[begin Data entries]

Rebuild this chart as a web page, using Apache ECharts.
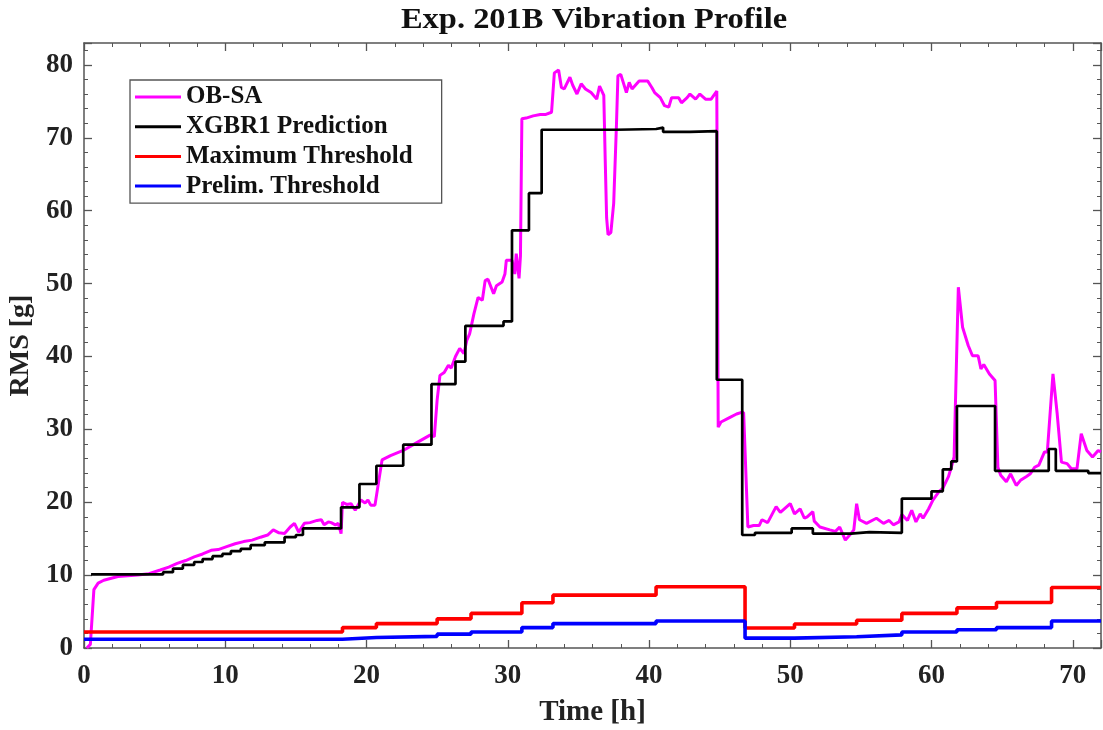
<!DOCTYPE html>
<html>
<head>
<meta charset="utf-8">
<script src="https://cdn.jsdelivr.net/npm/echarts@6/dist/echarts.min.js"></script>
<style>html,body{margin:0;padding:0;background:#fff;}#chart{width:1103px;height:730px;}</style>
</head>
<body>
<div id="chart"></div>
<script>
// ---- Data ----
const obsaTime = [0.2,0.45,0.7,1.0,1.4,2.4,3.8,4.6,5.4,6.0,6.6,7.2,7.8,8.4,9.0,9.5,10.1,10.7,11.3,11.9,12.5,13.0,13.4,13.8,14.2,14.6,14.9,15.2,15.6,16.0,16.5,16.8,17.0,17.3,17.5,17.8,18.0,18.2,18.3,18.6,18.9,19.2,19.6,19.9,20.1,20.3,20.6,20.7,21.1,21.7,22.6,23.5,24.5,24.8,25.0,25.2,25.5,25.8,26.0,26.3,26.6,26.9,27.1,27.3,27.6,27.9,28.2,28.4,28.6,29.0,29.2,29.6,29.8,29.9,30.3,30.5,30.6,30.8,30.9,31.0,31.3,31.8,32.3,32.7,33.1,33.3,33.6,33.8,34.0,34.4,34.6,34.9,35.2,35.5,35.9,36.3,36.5,36.8,36.9,37.0,37.1,37.3,37.5,37.7,37.8,38.0,38.4,38.6,38.8,39.3,39.9,40.2,40.4,40.8,41.1,41.4,41.6,42.1,42.3,42.7,42.9,43.3,43.6,44.0,44.4,44.8,44.9,45.1,45.7,46.2,46.5,46.7,47.0,47.4,47.8,48.0,48.4,49.0,49.3,50.0,50.3,50.7,51.0,51.2,51.6,51.7,52.1,52.8,53.2,53.5,53.9,54.3,54.5,54.7,54.9,55.4,56.1,56.6,57.0,57.3,57.7,57.9,58.3,58.6,58.9,59.2,59.4,59.8,60.1,60.5,60.8,61.2,61.4,61.6,61.9,62.2,62.6,62.9,63.3,63.5,63.7,64.1,64.5,64.7,64.9,65.3,65.6,66.0,66.3,66.7,67.0,67.3,67.6,68.0,68.2,68.6,68.9,69.2,69.6,69.9,70.3,70.6,71.0,71.4,71.8,72.0];
const obsaRms  = [0,0.5,8.0,8.9,9.3,9.8,10.0,10.2,10.7,11.1,11.6,12.0,12.5,12.9,13.4,13.5,13.9,14.3,14.6,14.8,15.2,15.5,16.2,15.8,15.7,16.6,17.1,15.9,17.1,17.2,17.5,17.6,16.9,17.3,17.2,16.9,17.1,15.7,20.0,19.7,19.8,18.9,20.3,19.9,20.3,19.6,19.6,19.8,25.8,26.4,27.1,28.1,29.2,29.0,34.0,37.4,37.8,38.8,38.4,40.0,41.1,40.4,42.2,43.1,45.8,48.1,47.7,50.4,50.6,48.6,49.7,50.2,51.3,53.2,53.2,51.3,54.1,50.7,53.8,72.6,72.7,73.0,73.2,73.2,73.5,78.9,79.3,76.9,76.7,78.3,77.2,76.0,77.4,76.7,76.2,75.3,77.1,75.8,67.0,59.0,56.7,57.0,61.0,72.0,78.5,78.7,76.2,77.6,76.7,77.8,77.8,76.9,76.2,75.5,74.4,74.2,75.5,75.5,74.8,75.5,76.0,75.3,76.0,75.3,75.3,76.4,30.3,31.0,31.6,32.1,32.3,32.3,16.6,16.8,16.8,17.6,17.2,19.4,18.6,19.8,18.4,19.1,17.8,18.0,18.7,17.4,16.6,16.2,16.0,16.6,14.8,15.7,16.2,19.8,17.6,17.1,17.8,17.1,17.5,16.9,17.3,18.3,17.5,18.9,17.3,18.4,17.8,19.1,20.3,21.4,21.9,23.5,24.8,26.2,49.5,44.0,41.5,40.1,40.1,38.3,38.9,37.6,36.7,24.8,23.7,22.8,23.9,22.3,23.0,23.5,23.9,24.8,25.1,26.9,26.9,37.6,32.1,25.5,25.3,24.6,24.6,29.4,27.1,26.2,27.1,26.9];

// XGBR1 prediction: value holds from each time until the next one
const predTime = [0.5,5.6,6.3,7.0,7.8,8.4,9.1,9.8,10.4,11.1,11.8,12.8,14.2,15.0,15.5,18.2,19.5,20.7,22.6,24.6,26.3,27.0,29.7,30.3,31.5,32.4,37.7,40.5,41.0,42.9,44.8,46.6,47.5,50.1,51.6,54.3,55.6,57.9,60.0,60.8,61.4,61.8,64.5,68.3,68.8,71.1,72.0];
const predRms  = [10.1,10.4,10.9,11.4,11.8,12.2,12.6,12.9,13.3,13.6,14.1,14.5,15.2,15.5,16.4,19.3,22.5,25.0,27.9,36.2,39.3,44.2,44.8,57.3,62.4,71.1,71.2,71.4,70.8,70.9,36.8,15.5,15.8,16.4,15.7,15.9,15.8,20.5,21.5,24.5,25.6,33.2,24.3,27.3,24.3,24.0,24.0];

// thresholds: level holds from each time until the next one
const threshTime   = [0,18.3,20.7,25.0,27.4,31.0,33.2,40.5,46.8,50.3,54.7,57.9,61.8,64.6,68.5,72];
const maxThreshold = [2.2,2.8,3.35,4.0,4.75,6.2,7.25,8.4,2.75,3.3,3.8,4.75,5.5,6.25,8.3,8.3];
const prelimThreshold = [1.2,1.45,1.6,1.9,2.2,2.8,3.35,3.7,1.35,1.55,1.8,2.2,2.5,2.8,3.7,3.7];

const seriesNames = ['OB-SA','XGBR1 Prediction','Maximum Threshold','Prelim. Threshold'];
const seriesColors = ['#ff00ff','#000000','#ff0000','#0000ff'];
const titleText = 'Exp. 201B Vibration Profile';

const zip = (a,b) => a.map((v,i) => [v, b[i]]);

const FONT = '"Liberation Serif","Times New Roman",serif';
const AX = '#555555';

function mkX(pos, showLabel){
  return {
    type:'value', position:pos, min:0, max:72, interval:10,
    axisLine:{show:true, onZero:false, lineStyle:{color:AX, width:1.5}},
    axisTick:{show:true, inside:true, length:8, lineStyle:{color:AX, width:1.3}},
    minorTick:{show:true, splitNumber:5, length:4, lineStyle:{color:AX, width:1}},
    splitLine:{show:false},
    axisLabel:{show:showLabel, margin:15, fontFamily:FONT, fontWeight:'bold', fontSize:27, color:'#222', showMaxLabel:false},
    name: showLabel ? 'Time [h]' : '', nameLocation:'middle', nameGap:50,
    nameTextStyle:{fontFamily:FONT, fontWeight:'bold', fontSize:29, color:'#222'}
  };
}
function mkY(pos, showLabel){
  return {
    type:'value', position:pos, min:0, max:83, interval:10,
    axisLine:{show:true, onZero:false, lineStyle:{color:AX, width:1.5}},
    axisTick:{show:true, inside:true, length:8, lineStyle:{color:AX, width:1.3}},
    minorTick:{show:true, splitNumber:5, length:4, lineStyle:{color:AX, width:1}},
    splitLine:{show:false},
    axisLabel:{show:showLabel, margin:11, fontFamily:FONT, fontWeight:'bold', fontSize:27, color:'#222', showMaxLabel:false},
    name: showLabel ? 'RMS [g]' : '', nameLocation:'middle', nameGap:43,
    nameTextStyle:{fontFamily:FONT, fontWeight:'bold', fontSize:28, color:'#222'}
  };
}

const chart = echarts.init(document.getElementById('chart'), null, {renderer:'canvas'});
chart.setOption({
  animation:false,
  backgroundColor:'#fff',
  graphic:[{
    type:'text', x:594, y:6, scaleX:1.12,
    style:{text:titleText, textAlign:'center', textVerticalAlign:'top',
      font:'bold 29px "Liberation Serif","Times New Roman",serif', fill:'#111'}
  }],
  grid:{left:84, right:2, top:43, bottom:82, outerBoundsMode:'none', containLabel:false},
  xAxis:[mkX('bottom', true), mkX('top', false)],
  yAxis:[mkY('left', true), mkY('right', false)],
  legend:{
    orient:'vertical', left:130, top:80,
    padding:[4.5,29,4.5,5],
    itemGap:4.7, itemWidth:46, itemHeight:3,
    icon:'rect',
    borderColor:'#555', borderWidth:1.3, backgroundColor:'#fff',
    textStyle:{fontFamily:FONT, fontWeight:'bold', fontSize:25, color:'#111'},
    data:seriesNames
  },
  series:[
    {name:seriesNames[0], type:'line', data:zip(obsaTime, obsaRms), showSymbol:false, symbol:'none',
     color:seriesColors[0], lineStyle:{color:seriesColors[0], width:3}, z:2},
    {name:seriesNames[1], type:'line', data:zip(predTime, predRms), step:'end', showSymbol:false, symbol:'none',
     color:seriesColors[1], lineStyle:{color:seriesColors[1], width:2.7}, z:3},
    {name:seriesNames[2], type:'line', data:zip(threshTime, maxThreshold), step:'end', showSymbol:false, symbol:'none',
     color:seriesColors[2], lineStyle:{color:seriesColors[2], width:3.6}, z:2},
    {name:seriesNames[3], type:'line', data:zip(threshTime, prelimThreshold), step:'end', showSymbol:false, symbol:'none',
     color:seriesColors[3], lineStyle:{color:seriesColors[3], width:3.6}, z:2}
  ]
});
</script>
</body>
</html>
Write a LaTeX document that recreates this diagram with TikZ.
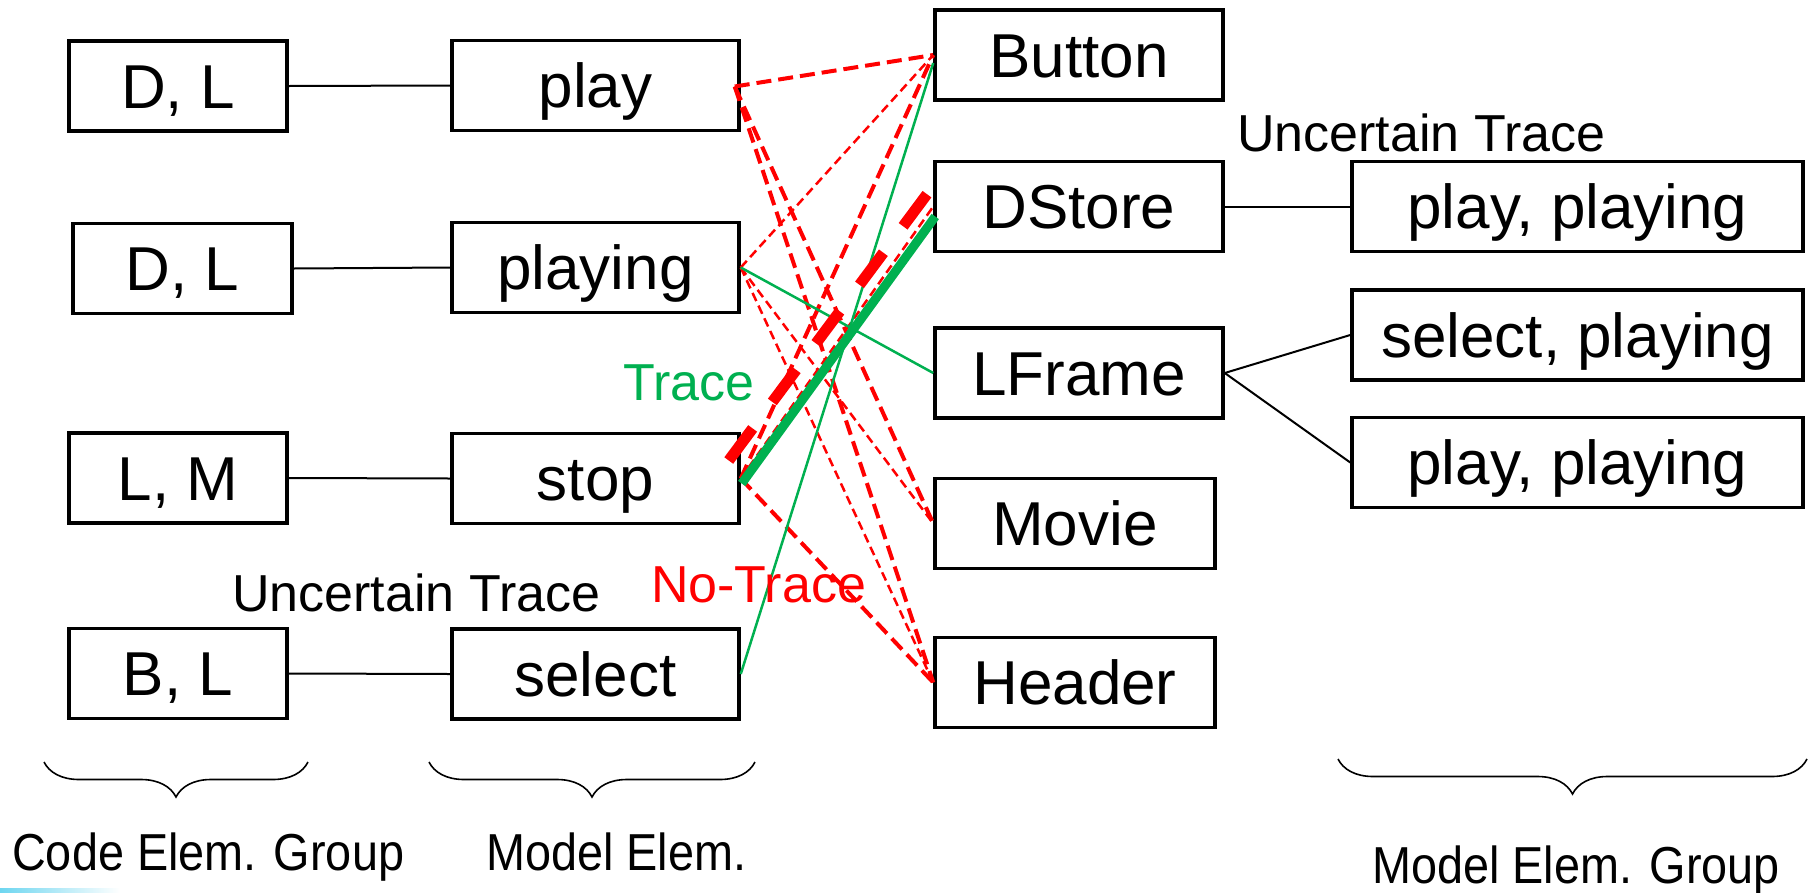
\documentclass[tikz,border=0pt]{standalone}
\usepackage{fontspec}
\setmainfont{Liberation Sans}
\newfontfamily\narrowsans[FakeStretch=0.9]{Liberation Sans}
\usetikzlibrary{decorations.pathreplacing}
\definecolor{trgreen}{RGB}{0,176,80}
\definecolor{trred}{RGB}{255,0,0}
\definecolor{barcyan}{RGB}{110,214,240}

\begin{document}
\begin{tikzpicture}[x=1pt,y=-1pt,
  elem/.style={draw,line width=3.5pt,inner sep=0pt,minimum height=90pt,
    text height=44pt,text depth=0pt,font=\fontsize{62}{70}\selectfont},
  codegrp/.style={elem,minimum width=218pt},
  modelel/.style={elem,minimum width=287pt},
  groupbox/.style={elem,minimum width=451pt},
  link/.style={line width=2pt},
  lbl/.style={inner sep=0pt,anchor=base west,font=\fontsize{52}{60}\selectfont},
  caption/.style={inner sep=0pt,anchor=base west,font=\narrowsans\fontsize{52}{60}\selectfont},
  notrace/.style={trred,line width=4pt,dash pattern=on 15pt off 7pt},
  notracethin/.style={trred,line width=2.5pt,dash pattern=on 9pt off 5pt},
  notracebold/.style={trred,line width=11pt,dash pattern=on 40pt off 33pt},
  tracethin/.style={trgreen,line width=2.5pt},
  tracebold/.style={trgreen,line width=9pt},
  groupbrace/.style={decorate,decoration={brace,mirror,amplitude=35pt},line width=1.6pt},
]
\useasboundingbox (0,0) rectangle (1816,892);

% code element groups and model elements
\node[codegrp] (cg1) at (178,86) {D, L};
\node[modelel] (play) at (595.5,85.5) {play};
\node[codegrp,minimum width=219pt] (cg2) at (182.5,268.5) {D, L};
\node[modelel] (playing) at (595.5,267.5) {playing};
\node[codegrp] (cg3) at (178,478) {L, M};
\node[modelel] (stop) at (595.5,478.5) {stop};
\node[codegrp] (cg4) at (178,673.5) {B, L};
\node[modelel] (select) at (595.5,674) {select};

% code elements on the right
\node[modelel,minimum width=288pt] (button) at (1079,55) {Button};
\node[modelel,minimum width=288pt] (dstore) at (1079,206.5) {DStore};
\node[modelel,minimum width=288pt] (lframe) at (1079,373) {LFrame};
\node[elem,minimum width=280pt] (movie) at (1075,523.5) {Movie};
\node[elem,minimum width=280pt] (header) at (1075,682.5) {Header};

% model element groups
\node[groupbox] (mg1) at (1577.5,206.5) {play, playing};
\node[groupbox] (mg2) at (1577.5,335) {select, playing};
\node[groupbox] (mg3) at (1577.5,462.5) {play, playing};

% group memberships
\draw[link] (cg1.east) -- (play.west);
\draw[link] (cg2.east) -- (playing.west);
\draw[link] (cg3.east) -- (stop.west);
\draw[link] (cg4.east) -- (select.west);
\draw[link] (dstore.east) -- (mg1.west);
\draw[link] (lframe.east) -- (mg2.west);
\draw[link] (lframe.east) -- (mg3.west);

% no-trace links
\coordinate (playout) at ([shift={(-6,1)}]play.east);
\draw[notrace] (playout) -- (button.west);
\draw[notrace] (playout) -- (movie.west);
\draw[notrace] (playout) -- (header.west);
\draw[notrace] (stop.east) -- (button.west);
\draw[notrace] (stop.east) -- (header.west);
\draw[notracethin] (playing.east) -- (button.west);
\draw[notracethin] (playing.east) -- (movie.west);
\draw[notracethin] (playing.east) -- (header.west);
\draw[notracethin] (stop.east) -- (dstore.west);

% trace links
\draw[tracethin] (select.east) -- ([shift={(0,8)}]button.west);
\draw[tracethin] (playing.east) -- (lframe.west);
\draw[tracebold] ([shift={(1,5)}]stop.east) -- ([shift={(2,10)}]dstore.west);
\draw[notracebold] ([shift={(-12,-18)}]stop.east) -- ([shift={(-5,-14)}]dstore.west);

% labels
\node[lbl,text=trgreen] (tlbl) at (623,400) {Trace};
\node[lbl,text=trred] (ntlbl) at (651,602) {No-Trace};
\node[lbl] (ulbl1) at (232,611) {Uncertain Trace};
\node[lbl] (ulbl2) at (1237,151) {Uncertain Trace};

% braces and captions
\draw[groupbrace] (44,762) -- (308,762);
\draw[groupbrace] (429,762) -- (755,762);
\draw[groupbrace] (1338,759) -- (1807,759);
\node[caption] (cap1) at (12,870) {Code Elem. Group};
\node[caption] (cap2) at (486,870) {Model Elem.};
\node[caption] (cap3) at (1372,883) {Model Elem. Group};

% corner accent bar
\shade[left color=barcyan,right color=white] (0,888) rectangle (120,892);
\end{tikzpicture}
\end{document}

[end Data entries]

Return each line that includes "this".

Rebuild this chart as a web page, using Apache ECharts.
Write a LaTeX document that recreates this diagram with TikZ.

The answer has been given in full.